== INFORMATION SHOWN ==
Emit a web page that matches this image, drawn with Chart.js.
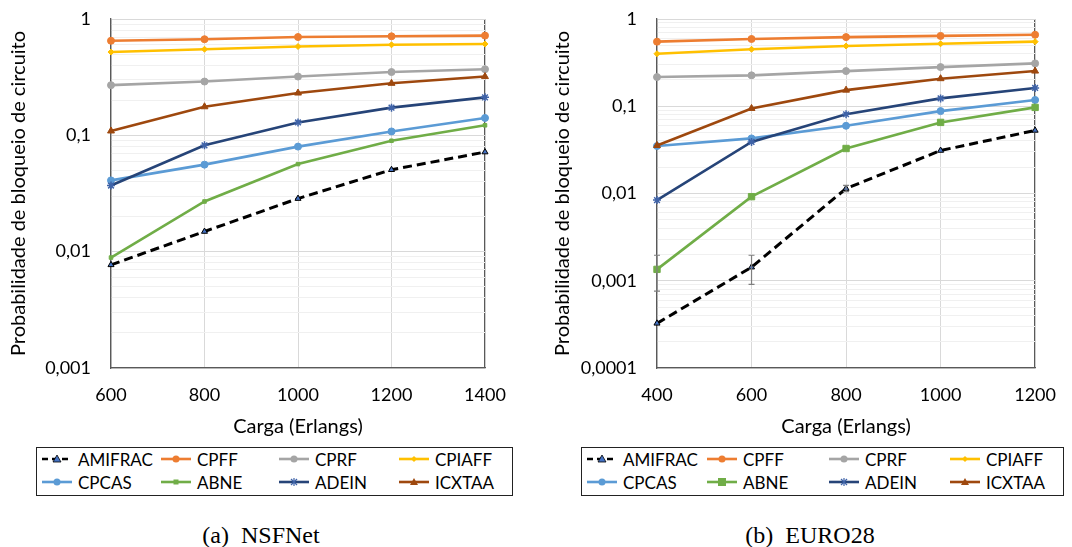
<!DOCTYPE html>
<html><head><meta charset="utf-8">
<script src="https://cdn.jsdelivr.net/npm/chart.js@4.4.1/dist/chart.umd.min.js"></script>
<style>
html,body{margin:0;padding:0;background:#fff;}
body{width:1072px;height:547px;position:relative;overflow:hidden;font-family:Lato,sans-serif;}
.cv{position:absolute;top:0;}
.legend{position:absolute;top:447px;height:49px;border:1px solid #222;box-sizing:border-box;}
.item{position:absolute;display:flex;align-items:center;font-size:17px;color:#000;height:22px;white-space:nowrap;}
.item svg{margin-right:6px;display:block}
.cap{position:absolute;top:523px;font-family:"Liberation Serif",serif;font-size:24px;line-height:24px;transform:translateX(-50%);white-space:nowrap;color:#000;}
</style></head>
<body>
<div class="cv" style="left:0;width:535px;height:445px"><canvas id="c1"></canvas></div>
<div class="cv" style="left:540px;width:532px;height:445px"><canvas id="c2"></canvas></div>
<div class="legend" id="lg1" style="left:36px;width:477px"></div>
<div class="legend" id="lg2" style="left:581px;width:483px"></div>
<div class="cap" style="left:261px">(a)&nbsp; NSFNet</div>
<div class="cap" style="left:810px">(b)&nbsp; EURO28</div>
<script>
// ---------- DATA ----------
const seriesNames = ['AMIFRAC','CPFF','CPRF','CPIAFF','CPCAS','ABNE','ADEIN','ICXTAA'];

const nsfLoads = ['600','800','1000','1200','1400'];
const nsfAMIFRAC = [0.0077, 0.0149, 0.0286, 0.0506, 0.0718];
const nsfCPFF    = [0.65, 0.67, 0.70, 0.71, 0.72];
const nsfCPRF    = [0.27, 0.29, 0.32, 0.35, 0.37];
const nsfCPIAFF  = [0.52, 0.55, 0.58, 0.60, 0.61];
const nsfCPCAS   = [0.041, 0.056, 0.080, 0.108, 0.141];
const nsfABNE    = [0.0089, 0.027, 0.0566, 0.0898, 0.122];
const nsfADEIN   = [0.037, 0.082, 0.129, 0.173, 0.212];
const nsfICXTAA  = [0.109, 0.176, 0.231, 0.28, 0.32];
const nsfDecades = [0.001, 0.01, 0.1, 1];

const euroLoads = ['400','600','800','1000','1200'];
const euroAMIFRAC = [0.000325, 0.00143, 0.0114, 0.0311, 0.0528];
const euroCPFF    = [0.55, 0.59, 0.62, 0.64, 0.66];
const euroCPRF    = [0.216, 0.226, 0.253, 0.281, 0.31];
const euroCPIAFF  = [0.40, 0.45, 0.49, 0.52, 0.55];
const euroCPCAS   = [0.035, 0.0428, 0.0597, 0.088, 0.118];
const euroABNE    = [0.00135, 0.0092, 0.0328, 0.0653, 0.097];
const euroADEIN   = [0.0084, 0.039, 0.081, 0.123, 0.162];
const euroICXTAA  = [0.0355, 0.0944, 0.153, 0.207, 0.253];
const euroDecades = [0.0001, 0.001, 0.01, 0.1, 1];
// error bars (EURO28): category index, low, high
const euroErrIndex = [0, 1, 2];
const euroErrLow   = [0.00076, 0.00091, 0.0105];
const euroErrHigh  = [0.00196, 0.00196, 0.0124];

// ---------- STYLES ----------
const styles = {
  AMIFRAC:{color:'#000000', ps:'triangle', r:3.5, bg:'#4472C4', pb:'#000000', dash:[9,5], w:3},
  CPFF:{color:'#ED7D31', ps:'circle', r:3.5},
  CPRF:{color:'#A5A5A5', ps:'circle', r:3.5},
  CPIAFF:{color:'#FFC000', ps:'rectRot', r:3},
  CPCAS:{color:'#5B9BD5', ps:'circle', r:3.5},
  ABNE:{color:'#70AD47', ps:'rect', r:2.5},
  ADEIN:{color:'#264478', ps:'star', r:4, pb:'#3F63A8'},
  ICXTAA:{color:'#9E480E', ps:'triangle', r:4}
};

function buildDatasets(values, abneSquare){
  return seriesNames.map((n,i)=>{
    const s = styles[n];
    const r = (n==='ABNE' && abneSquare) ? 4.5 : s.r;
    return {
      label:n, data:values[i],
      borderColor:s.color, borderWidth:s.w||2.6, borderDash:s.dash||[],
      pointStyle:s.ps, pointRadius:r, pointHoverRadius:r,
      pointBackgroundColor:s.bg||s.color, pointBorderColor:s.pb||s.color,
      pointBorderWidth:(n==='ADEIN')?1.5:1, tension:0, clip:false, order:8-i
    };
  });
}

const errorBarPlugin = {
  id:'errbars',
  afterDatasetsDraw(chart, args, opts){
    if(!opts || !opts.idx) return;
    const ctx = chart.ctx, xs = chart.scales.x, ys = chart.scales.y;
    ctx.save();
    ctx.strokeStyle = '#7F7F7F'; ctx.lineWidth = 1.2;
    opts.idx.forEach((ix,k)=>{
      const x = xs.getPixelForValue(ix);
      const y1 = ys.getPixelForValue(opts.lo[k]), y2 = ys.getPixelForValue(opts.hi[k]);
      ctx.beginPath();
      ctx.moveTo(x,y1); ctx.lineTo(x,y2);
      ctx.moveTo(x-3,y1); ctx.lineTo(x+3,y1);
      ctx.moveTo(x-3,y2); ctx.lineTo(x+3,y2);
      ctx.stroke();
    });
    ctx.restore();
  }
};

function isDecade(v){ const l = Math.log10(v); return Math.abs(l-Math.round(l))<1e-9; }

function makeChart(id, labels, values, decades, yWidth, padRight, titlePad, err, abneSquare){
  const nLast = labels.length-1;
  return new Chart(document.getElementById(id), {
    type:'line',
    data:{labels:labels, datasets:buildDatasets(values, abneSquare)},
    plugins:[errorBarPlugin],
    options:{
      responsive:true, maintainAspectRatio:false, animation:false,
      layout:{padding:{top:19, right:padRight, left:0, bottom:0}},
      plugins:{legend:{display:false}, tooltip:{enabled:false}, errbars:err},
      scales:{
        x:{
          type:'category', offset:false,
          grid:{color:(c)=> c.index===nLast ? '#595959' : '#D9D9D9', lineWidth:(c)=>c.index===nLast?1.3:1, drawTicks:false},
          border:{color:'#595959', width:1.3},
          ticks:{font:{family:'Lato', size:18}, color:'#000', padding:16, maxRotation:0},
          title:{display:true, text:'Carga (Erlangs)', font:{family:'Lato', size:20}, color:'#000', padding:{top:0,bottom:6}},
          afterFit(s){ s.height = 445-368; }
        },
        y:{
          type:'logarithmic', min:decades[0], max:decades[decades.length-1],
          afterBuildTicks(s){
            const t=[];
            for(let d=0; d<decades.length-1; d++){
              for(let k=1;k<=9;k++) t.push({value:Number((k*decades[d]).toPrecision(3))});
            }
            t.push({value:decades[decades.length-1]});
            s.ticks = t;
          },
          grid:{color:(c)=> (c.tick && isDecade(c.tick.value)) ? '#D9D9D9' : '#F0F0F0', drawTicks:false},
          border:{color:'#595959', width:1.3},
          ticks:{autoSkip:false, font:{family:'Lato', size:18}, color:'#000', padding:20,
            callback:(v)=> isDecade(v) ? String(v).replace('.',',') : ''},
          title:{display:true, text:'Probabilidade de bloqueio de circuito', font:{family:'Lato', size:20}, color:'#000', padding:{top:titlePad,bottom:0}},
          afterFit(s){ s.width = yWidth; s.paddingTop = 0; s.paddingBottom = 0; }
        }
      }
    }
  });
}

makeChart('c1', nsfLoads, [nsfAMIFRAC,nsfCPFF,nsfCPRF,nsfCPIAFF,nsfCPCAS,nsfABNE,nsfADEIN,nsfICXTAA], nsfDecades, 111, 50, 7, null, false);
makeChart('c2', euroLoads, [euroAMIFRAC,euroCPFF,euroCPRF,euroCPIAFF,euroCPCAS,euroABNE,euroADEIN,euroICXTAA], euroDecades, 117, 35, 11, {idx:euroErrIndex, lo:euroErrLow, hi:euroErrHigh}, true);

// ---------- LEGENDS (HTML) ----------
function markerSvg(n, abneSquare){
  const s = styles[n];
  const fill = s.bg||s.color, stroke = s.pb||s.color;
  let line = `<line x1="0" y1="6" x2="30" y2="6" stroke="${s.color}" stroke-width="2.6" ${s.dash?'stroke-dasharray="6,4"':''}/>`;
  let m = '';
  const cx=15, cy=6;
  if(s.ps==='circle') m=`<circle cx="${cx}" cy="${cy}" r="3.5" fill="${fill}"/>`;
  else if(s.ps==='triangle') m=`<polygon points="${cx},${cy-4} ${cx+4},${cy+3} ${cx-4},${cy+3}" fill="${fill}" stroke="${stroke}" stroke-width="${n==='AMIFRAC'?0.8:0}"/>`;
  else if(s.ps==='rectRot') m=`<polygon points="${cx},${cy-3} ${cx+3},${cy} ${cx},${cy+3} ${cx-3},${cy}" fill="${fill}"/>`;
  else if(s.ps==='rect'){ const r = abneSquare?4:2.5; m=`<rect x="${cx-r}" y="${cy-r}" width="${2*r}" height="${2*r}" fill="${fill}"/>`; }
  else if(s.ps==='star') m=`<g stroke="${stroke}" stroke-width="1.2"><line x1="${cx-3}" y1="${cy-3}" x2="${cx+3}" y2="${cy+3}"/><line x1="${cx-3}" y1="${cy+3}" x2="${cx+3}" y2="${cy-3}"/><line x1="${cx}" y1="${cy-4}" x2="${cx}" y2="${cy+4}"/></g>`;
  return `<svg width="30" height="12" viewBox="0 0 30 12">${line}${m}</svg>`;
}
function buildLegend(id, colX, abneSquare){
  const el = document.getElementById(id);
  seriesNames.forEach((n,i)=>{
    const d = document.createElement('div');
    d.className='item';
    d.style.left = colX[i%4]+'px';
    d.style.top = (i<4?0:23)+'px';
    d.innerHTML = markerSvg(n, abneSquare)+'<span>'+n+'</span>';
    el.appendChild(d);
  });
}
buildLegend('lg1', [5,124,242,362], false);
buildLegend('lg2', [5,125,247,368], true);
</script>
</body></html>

== YOUR GOAL ==
Restate, line by line and word for word, everything from the top of the material through the line that contains "const nsfDecades = [0.001, 0.01, 0.1, 1];". Leave pictures out.

== EXPECTED ANSWER ==
Emit a web page that matches this image, drawn with Chart.js.
<!DOCTYPE html>
<html><head><meta charset="utf-8">
<script src="https://cdn.jsdelivr.net/npm/chart.js@4.4.1/dist/chart.umd.min.js"></script>
<style>
html,body{margin:0;padding:0;background:#fff;}
body{width:1072px;height:547px;position:relative;overflow:hidden;font-family:Lato,sans-serif;}
.cv{position:absolute;top:0;}
.legend{position:absolute;top:447px;height:49px;border:1px solid #222;box-sizing:border-box;}
.item{position:absolute;display:flex;align-items:center;font-size:17px;color:#000;height:22px;white-space:nowrap;}
.item svg{margin-right:6px;display:block}
.cap{position:absolute;top:523px;font-family:"Liberation Serif",serif;font-size:24px;line-height:24px;transform:translateX(-50%);white-space:nowrap;color:#000;}
</style></head>
<body>
<div class="cv" style="left:0;width:535px;height:445px"><canvas id="c1"></canvas></div>
<div class="cv" style="left:540px;width:532px;height:445px"><canvas id="c2"></canvas></div>
<div class="legend" id="lg1" style="left:36px;width:477px"></div>
<div class="legend" id="lg2" style="left:581px;width:483px"></div>
<div class="cap" style="left:261px">(a)&nbsp; NSFNet</div>
<div class="cap" style="left:810px">(b)&nbsp; EURO28</div>
<script>
// ---------- DATA ----------
const seriesNames = ['AMIFRAC','CPFF','CPRF','CPIAFF','CPCAS','ABNE','ADEIN','ICXTAA'];

const nsfLoads = ['600','800','1000','1200','1400'];
const nsfAMIFRAC = [0.0077, 0.0149, 0.0286, 0.0506, 0.0718];
const nsfCPFF    = [0.65, 0.67, 0.70, 0.71, 0.72];
const nsfCPRF    = [0.27, 0.29, 0.32, 0.35, 0.37];
const nsfCPIAFF  = [0.52, 0.55, 0.58, 0.60, 0.61];
const nsfCPCAS   = [0.041, 0.056, 0.080, 0.108, 0.141];
const nsfABNE    = [0.0089, 0.027, 0.0566, 0.0898, 0.122];
const nsfADEIN   = [0.037, 0.082, 0.129, 0.173, 0.212];
const nsfICXTAA  = [0.109, 0.176, 0.231, 0.28, 0.32];
const nsfDecades = [0.001, 0.01, 0.1, 1];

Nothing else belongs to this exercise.